Falacias / Juan Jose Rodriguez Prats

No necesitan aceptar la mentira. Basta con que hayan aceptado la vida con ella y en ella. Vaclav Havel

Los estudiosos de la mexicanidad destacan nuestra obsesión por los mitos y nuestra condescendencia con las distorsiones de la verdad. Vasconcelos insistía en un ejercicio de depuración para cancelar las reverencias a personajes, no tan solo sin merecimientos, sino culpables de verdaderos estropicios y atropellos.

Un análisis riguroso de las cacareadas transformaciones históricas nos obligaría a corregir muchas de nuestras leyendas, por llamarlas de alguna manera. Enfoquémonos al presente y hablemos de la autobautizada Cuarta Transformación.

Siempre he considerado a López Obrador como un disruptor. No le da continuidad a políticas por más exitosas que sean si no son de su autoría. Es enemigo de las tradiciones y por ende de los procesos de institucionalización. Su gobierno es consecuencia de la transición democrática iniciada y aun no consolidada desde hace décadas.

Hubo tres alternancias del poder del 2000 a la fecha. El periodo denominado PRIAN, sin soslayar sus graves fallas, corresponde a un proceso democrático. Hoy, es evidente el riesgo de colapso. Un fracaso más en nuestra historia y en la aproximación de realidad y leyes que es, en fin de cuentas, nuestro anhelo primigenio.

La actitud del presidente explica la cancelación de una larga lista de proyectos en todas las áreas, desde el nuevo aeropuerto hasta las reformas al sector energía. Para AMLO, las desastrosas consecuencias están fuera de sus consideraciones. Lo grave es que no se sustituye lo destruido.

Ante el anticipado inicio de un proceso electoral y en el afán de superar el actual ambiente de crispación, aventuro algunas ideas.

La expresión se la escuché a una gran luchadora social y prometedora política neoyorkina, Alexandria Ocasio-Cortez: «Lenguaje deshumanizante» para referirse al discurso que envenena, siembra rencor y refleja resentimiento. De ahí la necesaria y añeja tarea de pulir las palabras. Empecemos por superar dilemas falaces.
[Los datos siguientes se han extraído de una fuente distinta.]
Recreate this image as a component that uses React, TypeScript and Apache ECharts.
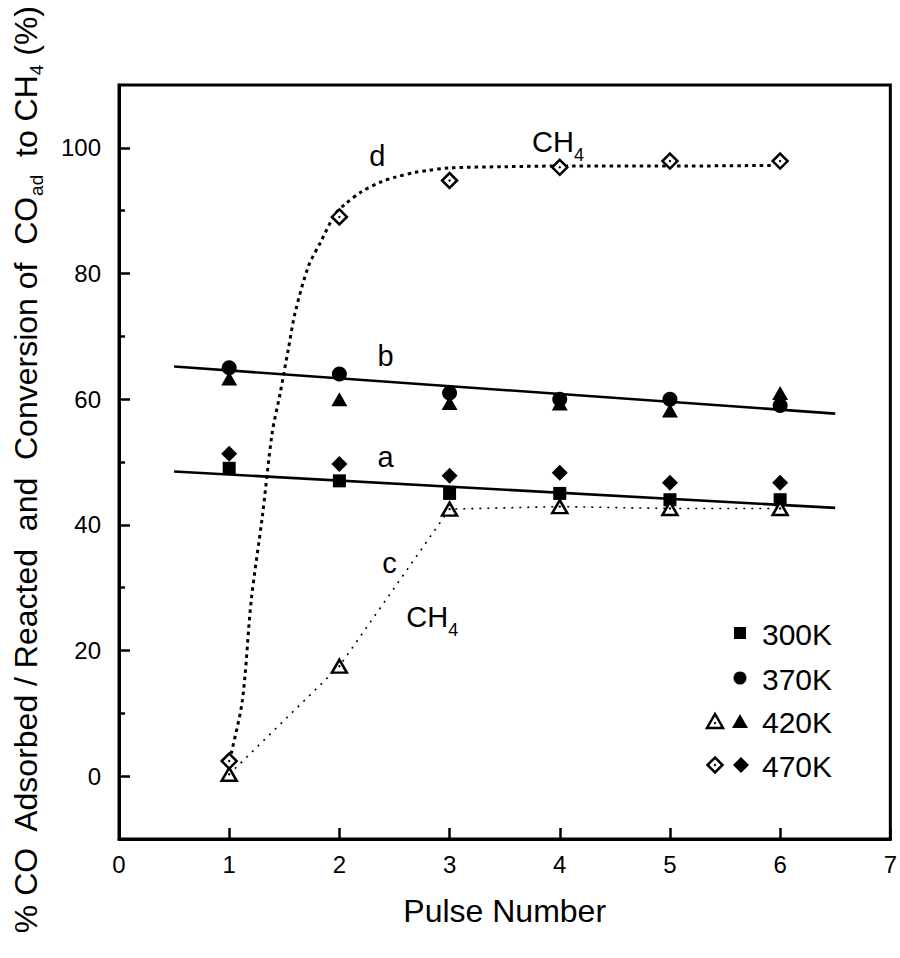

Izquierdas y derechas. En los inicios de la Revolución francesa, la primera se oponía a los excesivos poderes de la monarquía y dio un giro en el siglo XIX al hacer suyas propuestas estatistas y apoyar ideas de vanguardia. Sus políticas fracasaron. Hoy se resiste a los cambios y se refugia en el impulso a la igualdad sin tener muy claro cómo hacerlo. La derecha ha sido congruente con un principio básico: la libertad económica, sustento del capitalismo que llegó para quedarse. De nada sirve insistir en esas trincheras ideológicas. En su lugar, se habla de republicanismo vs populismo o federalismo vs soberanismo. El debate va teniendo una clara tendencia a la concreción. Entre más se especifican los temas, se diluyen las discrepancias.

Las generalizaciones son obsoletas. Otro dilema se da entre el autoritarismo y el pluralismo. Los sistemas políticos con métodos sumarios en la toma de decisiones pretenden acreditarse como más eficaces y califican a los Estados de derecho como lentos para reaccionar a los grandes desafíos de nuestro tiempo y proponen concentrar el poder. Evidentemente, las tentaciones de su abuso afloran. Se impone alcanzar equilibrios. La experiencia de la remota República romana puede ser útil para superar situaciones de emergencia.

Hay que deslindar lo público y lo privado. Me parece pertinente recordar el artículo quinto de la Declaración de los Derechos Humanos de 1789: «La ley solo puede prohibir las acciones que son perjudiciales a la sociedad. Lo que no está prohibido por la ley no puede ser impedido». Cada vez hay mayor consenso en superar las propuestas estadocéntricas o mercadocéntricas. El principio de subsidiariedad debe prevalecer: «Tanta sociedad como sea posible, tanto Estado como sea necesario». En otras palabras: Tanta libertad como sea posible, tanta reglamentación como sea necesaria.

Algo bueno debe arrojar esta crisis: una indispensable racionalización en la deliberación. Sin ella, la política es barbarie.